对话波兰前总理米莱尔先生(2)

过去,波兰统一工人党的领导地位是由宪法保障的。可实行了议会民主制度以后,宪法保障也就不存在了。在民主体制下,党的执政地位不能由宪法来保证,只能由民主来决定。随着社会主义体制在波兰的终止,统一工人党就完全不能存在了。波兰统一工人党过去在体制上,是一个斯大林式的政党。剧变当中,波党上下一致认为,这个党不能再存在下去了。

米莱尔说,回想八十年代,那时谁也没有预见到苏联社会主义会解体,预见苏共会垮台。社会主义制度既然已经死亡,社会主义国家当然也就消亡了。八十年代发生的事情是如此之多,就像在两百年中发生一样,谁都无法预见。在圆桌会议上达成的席位分配格局,本来应该维持四年。这时统一工人党和农民党、民主党还占多数。可在两个月内,农民党和民主党就倒向了团结工会。统一工人党成了少数党,团结工会成了提条件的党,出现了团结工会的政府。团结工会合法化后,一百万波党党员投向了团结工会。

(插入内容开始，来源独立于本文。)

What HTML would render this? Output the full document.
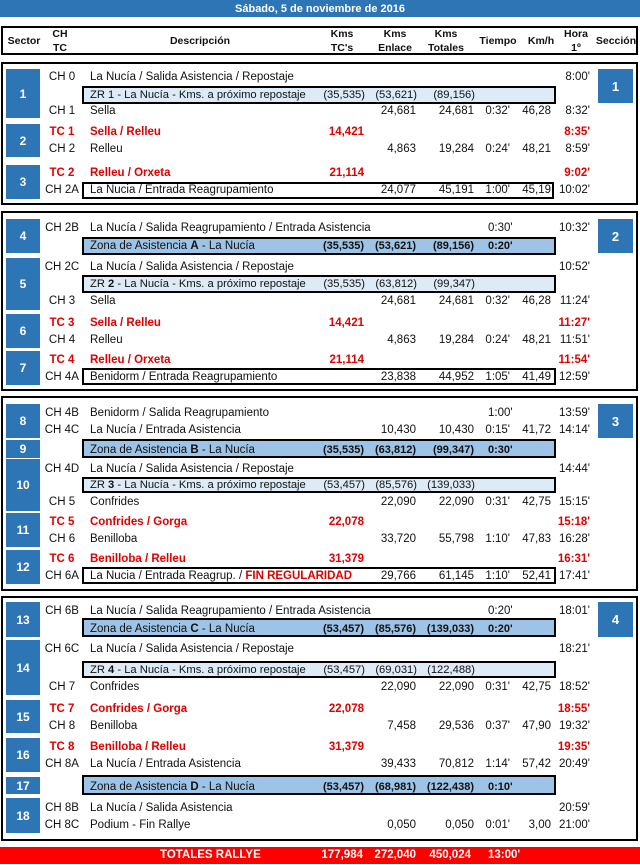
<!DOCTYPE html>
<html><head><meta charset="utf-8"><style>
*{margin:0;padding:0;box-sizing:border-box}
body{width:640px;height:865px;background:#fff;position:relative;overflow:hidden;font-family:"Liberation Sans",sans-serif;font-size:11.5px;color:#111}
.a{position:absolute}
.title{left:0;top:0;width:640px;height:17px;background:#2e75b6;color:#fff;font-weight:bold;text-align:center;line-height:18px;font-size:11px}
.hdr{left:1px;top:26px;width:637px;height:29px;border:2px solid #000}
.hd{position:absolute;font-weight:bold;font-size:10.5px;text-align:center;line-height:14px}
.grp{left:1px;width:637px;border:2px solid #000}
.sec{position:absolute;left:6px;width:34px;background:#2e75b6;color:#fff;font-weight:bold;font-size:12px;display:flex;align-items:center;justify-content:center}
.scn{position:absolute;left:598px;width:35px;background:#2e75b6;color:#fff;font-weight:bold;font-size:13px;display:flex;align-items:center;justify-content:center}
.bx{position:absolute;left:82px;width:474px;border:2px solid #000}
.zr{background:#ddebf7}
.zn{background:#9dc3e6}
.r{position:absolute;left:0;width:640px;height:14px;line-height:14px;white-space:nowrap}
.r span{position:absolute;top:0}
.ch{left:40px;width:44px;text-align:center}
.d{left:90px}
.z{font-size:11.2px}
.k1{right:276px}.k2{right:224px}.k3{right:166px}
.t{left:488px}.v{right:89px}.h{right:50px}
.red{color:#e00000;font-weight:bold}
.b{font-weight:bold;font-size:11px}
.tot{left:0;top:847px;width:640px;height:17px;background:#ff0000;color:#fff;font-weight:bold;font-size:11.5px}
.tot span{position:absolute;top:0;line-height:17px}
</style></head><body>
<div class="a title">Sábado, 5 de noviembre de 2016</div>
<div class="a hdr"></div>
<div class="hd" style="left:4px;top:34px;width:40px">Sector</div>
<div class="hd" style="left:45px;top:27px;width:30px">CH<br>TC</div>
<div class="hd" style="left:150px;top:34px;width:100px">Descripción</div>
<div class="hd" style="left:322px;top:27px;width:40px">Kms<br>TC's</div>
<div class="hd" style="left:375px;top:27px;width:40px">Kms<br>Enlace</div>
<div class="hd" style="left:426px;top:27px;width:40px">Kms<br>Totales</div>
<div class="hd" style="left:478px;top:34px;width:40px">Tiempo</div>
<div class="hd" style="left:525px;top:34px;width:32px">Km/h</div>
<div class="hd" style="left:560px;top:27px;width:32px">Hora<br>1º</div>
<div class="hd" style="left:595px;top:34px;width:42px">Sección</div>

<!-- group 1 -->
<div class="a grp" style="top:62px;height:143px"></div>
<div class="sec" style="top:69px;height:49px">1</div>
<div class="sec" style="top:124px;height:33px">2</div>
<div class="sec" style="top:165px;height:34px">3</div>
<div class="scn" style="top:69px;height:34px">1</div>
<div class="bx zr" style="top:86px;height:18px"></div>
<div class="bx" style="top:182px;height:17px;background:#fff;width:472px"></div>
<div class="r" style="top:70px"><span class="ch">CH 0</span><span class="d">La Nucía / Salida Asistencia / Repostaje</span><span class="h">8:00'</span></div>
<div class="r z" style="top:88px"><span class="d">ZR 1 - La Nucía - Kms. a próximo repostaje</span><span style="right:275px">(35,535)</span><span style="right:223px">(53,621)</span><span style="right:165px">(89,156)</span></div>
<div class="r" style="top:104px"><span class="ch">CH 1</span><span class="d">Sella</span><span class="k2">24,681</span><span class="k3">24,681</span><span style="right:130px">0:32'</span><span class="v">46,28</span><span class="h">8:32'</span></div>
<div class="r red" style="top:125px"><span class="ch">TC 1</span><span class="d">Sella / Relleu</span><span class="k1">14,421</span><span class="h">8:35'</span></div>
<div class="r" style="top:142px"><span class="ch">CH 2</span><span class="d">Relleu</span><span class="k2">4,863</span><span class="k3">19,284</span><span style="right:130px">0:24'</span><span class="v">48,21</span><span class="h">8:59'</span></div>
<div class="r red" style="top:166px"><span class="ch">TC 2</span><span class="d">Relleu / Orxeta</span><span class="k1">21,114</span><span class="h">9:02'</span></div>
<div class="r" style="top:183px"><span class="ch">CH 2A</span><span class="d">La Nucia / Entrada Reagrupamiento</span><span class="k2">24,077</span><span class="k3">45,191</span><span style="right:130px">1:00'</span><span class="v">45,19</span><span class="h">10:02'</span></div>

<!-- group 2 -->
<div class="a grp" style="top:211px;height:180px"></div>
<div class="sec" style="top:219px;height:34px">4</div>
<div class="sec" style="top:258px;height:52px">5</div>
<div class="sec" style="top:314px;height:34px">6</div>
<div class="sec" style="top:351px;height:34px">7</div>
<div class="scn" style="top:219px;height:34px">2</div>
<div class="bx zn" style="top:237px;height:18px"></div>
<div class="bx zr" style="top:275px;height:18px"></div>
<div class="bx" style="top:368px;height:17px"></div>
<div class="r" style="top:221px"><span class="ch">CH 2B</span><span class="d">La Nucía / Salida Reagrupamiento / Entrada Asistencia</span><span class="t">0:30'</span><span class="h">10:32'</span></div>
<div class="r" style="top:239px"><span class="d">Zona de Asistencia <b>A</b> - La Nucía</span><span class="k1 b">(35,535)</span><span class="k2 b">(53,621)</span><span class="k3 b">(89,156)</span><span class="t b">0:20'</span></div>
<div class="r" style="top:260px"><span class="ch">CH 2C</span><span class="d">La Nucía / Salida Asistencia / Repostaje</span><span class="h">10:52'</span></div>
<div class="r z" style="top:277px"><span class="d">ZR <b>2</b> - La Nucía - Kms. a próximo repostaje</span><span style="right:275px">(35,535)</span><span style="right:223px">(63,812)</span><span style="right:165px">(99,347)</span></div>
<div class="r" style="top:294px"><span class="ch">CH 3</span><span class="d">Sella</span><span class="k2">24,681</span><span class="k3">24,681</span><span style="right:130px">0:32'</span><span class="v">46,28</span><span class="h">11:24'</span></div>
<div class="r red" style="top:316px"><span class="ch">TC 3</span><span class="d">Sella / Relleu</span><span class="k1">14,421</span><span class="h">11:27'</span></div>
<div class="r" style="top:333px"><span class="ch">CH 4</span><span class="d">Relleu</span><span class="k2">4,863</span><span class="k3">19,284</span><span style="right:130px">0:24'</span><span class="v">48,21</span><span class="h">11:51'</span></div>
<div class="r red" style="top:353px"><span class="ch">TC 4</span><span class="d">Relleu / Orxeta</span><span class="k1">21,114</span><span class="h">11:54'</span></div>
<div class="r" style="top:370px"><span class="ch">CH 4A</span><span class="d">Benidorm / Entrada Reagrupamiento</span><span class="k2">23,838</span><span class="k3">44,952</span><span style="right:130px">1:05'</span><span class="v">41,49</span><span class="h">12:59'</span></div>

<!-- group 3 -->
<div class="a grp" style="top:396px;height:195px"></div>
<div class="sec" style="top:404px;height:34px">8</div>
<div class="sec" style="top:440px;height:18px">9</div>
<div class="sec" style="top:459px;height:52px">10</div>
<div class="sec" style="top:513px;height:34px">11</div>
<div class="sec" style="top:550px;height:34px">12</div>
<div class="scn" style="top:404px;height:34px">3</div>
<div class="bx zn" style="top:439px;height:19px"></div>
<div class="bx zr" style="top:477px;height:16px"></div>
<div class="bx" style="top:567px;height:17px"></div>
<div class="r" style="top:406px"><span class="ch">CH 4B</span><span class="d">Benidorm / Salida Reagrupamiento</span><span class="t">1:00'</span><span class="h">13:59'</span></div>
<div class="r" style="top:423px"><span class="ch">CH 4C</span><span class="d">La Nucía / Entrada Asistencia</span><span class="k2">10,430</span><span class="k3">10,430</span><span style="right:130px">0:15'</span><span class="v">41,72</span><span class="h">14:14'</span></div>
<div class="r" style="top:443px"><span class="d">Zona de Asistencia <b>B</b> - La Nucía</span><span class="k1 b">(35,535)</span><span class="k2 b">(63,812)</span><span class="k3 b">(99,347)</span><span class="t b">0:30'</span></div>
<div class="r" style="top:462px"><span class="ch">CH 4D</span><span class="d">La Nucía / Salida Asistencia / Repostaje</span><span class="h">14:44'</span></div>
<div class="r z" style="top:478px"><span class="d">ZR <b>3</b> - La Nucía - Kms. a próximo repostaje</span><span style="right:275px">(53,457)</span><span style="right:223px">(85,576)</span><span style="right:165px">(139,033)</span></div>
<div class="r" style="top:495px"><span class="ch">CH 5</span><span class="d">Confrides</span><span class="k2">22,090</span><span class="k3">22,090</span><span style="right:130px">0:31'</span><span class="v">42,75</span><span class="h">15:15'</span></div>
<div class="r red" style="top:515px"><span class="ch">TC 5</span><span class="d">Confrides / Gorga</span><span class="k1">22,078</span><span class="h">15:18'</span></div>
<div class="r" style="top:532px"><span class="ch">CH 6</span><span class="d">Benilloba</span><span class="k2">33,720</span><span class="k3">55,798</span><span style="right:130px">1:10'</span><span class="v">47,83</span><span class="h">16:28'</span></div>
<div class="r red" style="top:552px"><span class="ch">TC 6</span><span class="d">Benilloba / Relleu</span><span class="k1">31,379</span><span class="h">16:31'</span></div>
<div class="r" style="top:569px"><span class="ch">CH 6A</span><span class="d">La Nucia / Entrada Reagrup. / <span class="red" style="position:static">FIN REGULARIDAD</span></span><span class="k2">29,766</span><span class="k3">61,145</span><span style="right:130px">1:10'</span><span class="v">52,41</span><span class="h">17:41'</span></div>

<!-- group 4 -->
<div class="a grp" style="top:596px;height:245px"></div>
<div class="sec" style="top:602px;height:35px">13</div>
<div class="sec" style="top:640px;height:55px">14</div>
<div class="sec" style="top:700px;height:33px">15</div>
<div class="sec" style="top:738px;height:34px">16</div>
<div class="sec" style="top:777px;height:17px">17</div>
<div class="sec" style="top:798px;height:35px">18</div>
<div class="scn" style="top:602px;height:35px">4</div>
<div class="bx zn" style="top:618px;height:19px"></div>
<div class="bx zr" style="top:661px;height:17px"></div>
<div class="bx zn" style="top:775px;height:20px"></div>
<div class="r" style="top:604px"><span class="ch">CH 6B</span><span class="d">La Nucía / Salida Reagrupamiento / Entrada Asistencia</span><span class="t">0:20'</span><span class="h">18:01'</span></div>
<div class="r" style="top:622px"><span class="d">Zona de Asistencia <b>C</b> - La Nucía</span><span class="k1 b">(53,457)</span><span class="k2 b">(85,576)</span><span class="k3 b">(139,033)</span><span class="t b">0:20'</span></div>
<div class="r" style="top:642px"><span class="ch">CH 6C</span><span class="d">La Nucía / Salida Asistencia / Repostaje</span><span class="h">18:21'</span></div>
<div class="r z" style="top:663px"><span class="d">ZR <b>4</b> - La Nucía - Kms. a próximo repostaje</span><span style="right:275px">(53,457)</span><span style="right:223px">(69,031)</span><span style="right:165px">(122,488)</span></div>
<div class="r" style="top:680px"><span class="ch">CH 7</span><span class="d">Confrides</span><span class="k2">22,090</span><span class="k3">22,090</span><span style="right:130px">0:31'</span><span class="v">42,75</span><span class="h">18:52'</span></div>
<div class="r red" style="top:702px"><span class="ch">TC 7</span><span class="d">Confrides / Gorga</span><span class="k1">22,078</span><span class="h">18:55'</span></div>
<div class="r" style="top:719px"><span class="ch">CH 8</span><span class="d">Benilloba</span><span class="k2">7,458</span><span class="k3">29,536</span><span style="right:130px">0:37'</span><span class="v">47,90</span><span class="h">19:32'</span></div>
<div class="r red" style="top:740px"><span class="ch">TC 8</span><span class="d">Benilloba / Relleu</span><span class="k1">31,379</span><span class="h">19:35'</span></div>
<div class="r" style="top:757px"><span class="ch">CH 8A</span><span class="d">La Nucía / Entrada Asistencia</span><span class="k2">39,433</span><span class="k3">70,812</span><span style="right:130px">1:14'</span><span class="v">57,42</span><span class="h">20:49'</span></div>
<div class="r" style="top:780px"><span class="d">Zona de Asistencia <b>D</b> - La Nucía</span><span class="k1 b">(53,457)</span><span class="k2 b">(68,981)</span><span class="k3 b">(122,438)</span><span class="t b">0:10'</span></div>
<div class="r" style="top:801px"><span class="ch">CH 8B</span><span class="d">La Nucía / Salida Asistencia</span><span class="h">20:59'</span></div>
<div class="r" style="top:818px"><span class="ch">CH 8C</span><span class="d">Podium - Fin Rallye</span><span class="k2">0,050</span><span class="k3">0,050</span><span style="right:130px">0:01'</span><span class="v">3,00</span><span class="h">21:00'</span></div>

<div class="a tot"><span style="left:160px">TOTALES RALLYE</span><span style="right:277px">177,984</span><span style="right:224px">272,040</span><span style="right:169px">450,024</span><span style="left:488px">13:00'</span></div>
</body></html>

占少数席位的党的决定权就丧失了。

关于转轨,米莱尔先生说,目前,社会民主党主要向右翼发展,但从趋势上慢慢会向左翼转。这个过程只是时间的早晚而已。民主党面临的问题是欧洲性的。主要是对市场的干预度问题。如何把市场的高效和公正结合起来。西方国家的民主党也面临这样的问题。计划经济和资本主义的较量已经失败。这么大一个党的垮台,就说明了问题。是让自重压跨了,谁也不愿维护它。这是一种制度性的结果。党内曾有不少人看到了西方的高效率和民主化的程度,提出应适应西方体制。国家的发展取决于市场化和公民化程度。

米莱尔先生说,私有化在波兰是有基础的。剧变前,虽然工业的主要部门为国有,由国家控制,但农村基本是私有为主。虽然也有一些国营农场,但更多的是私有土地。农村有很多小型私人的作坊。过去鲜花、水果的生产,都由小农进行。私有制的存在使体制过渡变得容易了。转轨后,很多公民对私有制是熟悉的。从八十年代初开始,波兰开始改革。允许海外波兰人回国投资大型企业。私有经济在国家经济中一直占较大的比重。公民很容易融入市场经济,所以转轨容易得多。

米莱尔又说到,他和一些专家都认为,中国模式不是谁都能模仿和照搬的。波兰是统一的民族和宗教国家。而中国是多民族多语言和多宗教的国家。中国的多元国家模式,使得人们希望有一个中央政权来控制。而波兰统一的民族国家却希望摆脱集权的控制。比如上海居民收入很高,很富有,它要建立一个小国家不是更好吗?但这不可能,中央不会允许。因此中国需要中央的控制。但在波兰,各地区几乎没有差别,因此在波兰更需要自由,而不是中央控制。

不知为什么,米莱尔先生在回答我们相当沉重的问题时,却显得很轻松。军管、圆桌会议、丧失执政地位、转轨,这些在我们看来都是命运关天的大事,可米莱尔相当轻松地就解答了它们。这迫使我们不得不问他这样一个问题,就是在失去了政权以后,是否可以回望一下社会主义的波兰,到底留下了什么遗产。对此,米莱尔先生略微思考了一下说:关于社会主义的遗产,我首先要说,是人民的素质得到极大的提高和教育的飞速发展。在波兰文盲已被扫除了。同时,波兰国界也是稳定安全的。原来波兰有三个邻国,即东部的苏联,南部的捷克和西部的东德。现在你看,我们周边发生了巨大的变化。苏联没有了,变成了俄罗斯、白俄罗斯和乌克兰,还有立陶宛。南部变成了两个国家:捷克和斯洛伐克。西面则统一为一个德国。尽管经历这么大的变化,波兰却还是统一的。体制发生了改变,国界却没有变化。还有,波兰的对外关系也还是继承了社会主义时期的做法。